Related calculations and tools
The expense ratio question rarely sits on its own. These tools cover the surrounding arithmetic:
- compound interest calculator — see how a lump sum or regular contribution grows over time before fees are applied.
- fee impact comparison calculator — line up two or more fee structures side by side.
- investment growth planner — model a whole portfolio across different return assumptions.
Frequently asked questions
Does a small expense ratio really make a difference?
Over a long horizon, yes. A difference of well under one percentage point compounds into a large sum, because the fee is taken every year and the money it removes can never grow back. In the worked example, a 0.70-point gap on a 10,000 investment widened to close to 12,885 over 30 years — nearly a fifth of the cheaper fund's final value. The effect scales with both the size of the balance and the length of the holding period, so a ratio that looks trivial over five years can become one of the largest costs you control over several decades.
How is expense ratio impact different from a one-off charge?
A one-off charge is deducted once and then stops affecting growth. An expense ratio is taken every year on the fund's assets, so each deduction also costs you the future compounding that money would have earned. The lifetime figure captures that full effect rather than just the headline percentage. Two funds can advertise ratios that differ by a fraction of a percent and still land far apart after 30 years, precisely because the smaller deductions repeat and compound across the whole period instead of arriving as a single visible fee.
Why do two funds tracking the same index perform differently?
When funds follow the same benchmark their holdings are nearly identical, so the market hands both a similar gross return. The expense ratio is then the main difference an investor controls. The fund passing through a smaller fee leaves more of that return with you each year, and over a long horizon the advantage compounds. This is why comparing ratios is often more useful than comparing past performance for index funds: their returns tend to converge while their fees do not. The cheaper fund applies no special skill; it simply surrenders less of the same gross return.
What return assumption should a comparison use?

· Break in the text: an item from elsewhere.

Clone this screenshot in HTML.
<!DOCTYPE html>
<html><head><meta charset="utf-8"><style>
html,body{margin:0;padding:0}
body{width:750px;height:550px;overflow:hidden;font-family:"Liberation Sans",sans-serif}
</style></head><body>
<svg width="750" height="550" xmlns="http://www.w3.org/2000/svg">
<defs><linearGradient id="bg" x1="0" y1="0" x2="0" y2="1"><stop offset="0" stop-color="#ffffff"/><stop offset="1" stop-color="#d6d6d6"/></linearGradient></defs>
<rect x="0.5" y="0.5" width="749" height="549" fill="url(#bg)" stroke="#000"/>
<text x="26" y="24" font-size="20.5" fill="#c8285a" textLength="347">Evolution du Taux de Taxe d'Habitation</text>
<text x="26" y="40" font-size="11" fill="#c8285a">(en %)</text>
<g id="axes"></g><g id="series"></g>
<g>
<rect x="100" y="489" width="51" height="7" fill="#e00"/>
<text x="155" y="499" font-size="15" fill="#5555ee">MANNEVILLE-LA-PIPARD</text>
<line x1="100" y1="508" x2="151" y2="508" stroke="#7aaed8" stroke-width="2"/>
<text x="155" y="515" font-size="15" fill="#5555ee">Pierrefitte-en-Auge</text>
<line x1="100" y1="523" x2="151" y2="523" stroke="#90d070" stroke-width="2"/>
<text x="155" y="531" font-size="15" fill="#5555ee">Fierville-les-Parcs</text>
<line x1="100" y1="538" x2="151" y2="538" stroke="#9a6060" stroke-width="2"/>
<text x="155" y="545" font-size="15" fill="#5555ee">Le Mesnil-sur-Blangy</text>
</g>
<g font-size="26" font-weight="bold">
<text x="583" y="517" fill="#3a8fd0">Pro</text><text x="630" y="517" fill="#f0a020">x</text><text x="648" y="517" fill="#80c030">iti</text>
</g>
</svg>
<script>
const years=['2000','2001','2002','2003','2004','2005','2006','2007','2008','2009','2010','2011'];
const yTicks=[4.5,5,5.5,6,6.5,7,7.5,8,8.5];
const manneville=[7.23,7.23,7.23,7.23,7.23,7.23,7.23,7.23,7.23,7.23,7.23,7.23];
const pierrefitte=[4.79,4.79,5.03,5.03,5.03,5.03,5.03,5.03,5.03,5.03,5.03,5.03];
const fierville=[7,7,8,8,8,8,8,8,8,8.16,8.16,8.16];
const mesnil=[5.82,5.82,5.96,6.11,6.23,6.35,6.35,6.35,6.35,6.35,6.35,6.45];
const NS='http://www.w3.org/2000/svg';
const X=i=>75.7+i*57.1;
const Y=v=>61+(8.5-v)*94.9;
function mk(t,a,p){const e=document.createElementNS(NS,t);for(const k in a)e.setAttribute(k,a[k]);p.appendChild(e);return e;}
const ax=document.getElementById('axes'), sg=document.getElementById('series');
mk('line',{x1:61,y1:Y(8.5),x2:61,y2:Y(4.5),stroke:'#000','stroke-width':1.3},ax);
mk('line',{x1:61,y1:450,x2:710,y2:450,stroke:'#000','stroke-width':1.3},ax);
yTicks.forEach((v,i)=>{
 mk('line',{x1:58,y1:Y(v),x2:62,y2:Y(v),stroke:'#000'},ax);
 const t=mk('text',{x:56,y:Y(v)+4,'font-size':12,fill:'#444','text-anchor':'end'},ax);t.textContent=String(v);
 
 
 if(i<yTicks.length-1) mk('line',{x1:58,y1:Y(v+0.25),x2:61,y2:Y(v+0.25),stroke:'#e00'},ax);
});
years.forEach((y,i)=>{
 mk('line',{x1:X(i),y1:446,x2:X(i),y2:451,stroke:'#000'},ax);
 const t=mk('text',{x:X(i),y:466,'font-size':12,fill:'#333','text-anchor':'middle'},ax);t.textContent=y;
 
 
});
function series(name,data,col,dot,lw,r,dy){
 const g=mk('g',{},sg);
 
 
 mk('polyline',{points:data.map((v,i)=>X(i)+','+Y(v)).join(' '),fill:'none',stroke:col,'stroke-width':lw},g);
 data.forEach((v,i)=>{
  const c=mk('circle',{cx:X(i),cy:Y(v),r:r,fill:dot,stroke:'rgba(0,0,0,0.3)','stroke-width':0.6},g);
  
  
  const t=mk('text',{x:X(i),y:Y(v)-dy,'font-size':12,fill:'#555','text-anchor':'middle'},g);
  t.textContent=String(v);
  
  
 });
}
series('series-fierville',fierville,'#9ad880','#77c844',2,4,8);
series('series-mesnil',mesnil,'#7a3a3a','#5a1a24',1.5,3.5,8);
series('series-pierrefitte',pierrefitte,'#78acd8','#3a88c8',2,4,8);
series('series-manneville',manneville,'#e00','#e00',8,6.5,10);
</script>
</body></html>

There is no single correct figure, which is why a calculator treats it as an input rather than a fact. Testing a range of returns rather than relying on a single number is more informative, since the drag scales with the return. A 7% gross figure is common for long-term equity illustrations, but the point of the exercise is the gap between the two fee levels, and that gap persists across different assumptions. Running the comparison at a lower and a higher return shows how sensitive the outcome is and keeps the focus on the fee difference itself.
Sources and methodology
The projections in this article use standard future value arithmetic, comparing an investment grown at a gross return against the same investment grown at that return minus the expense ratio. The same method underpins the expense ratio lifetime drag calculator. Figures are rounded only at the final step, and every example can be reproduced with the formula shown above.
For background on how fund costs affect long-term returns, these global sources are widely referenced:
- Morningstar — research on fund fees and their relationship to investor outcomes.
- CFA Institute — educational material on investment costs and portfolio construction.
Putting it together
The expense ratio impact is easy to underestimate, because the fee never appears as a deduction you can point to. The arithmetic is blunt all the same: a gap of less than one percentage point can quietly remove a fifth of a long-held pot, and the figure grows with both balance and time. For anyone comparing similar funds, the ratio is one of the few costs fully within reach. Running the numbers through a comparison tool turns an abstract percentage into a concrete projection, so the trade-off is visible at the moment a fund is chosen rather than decades later, once the gap has already opened up.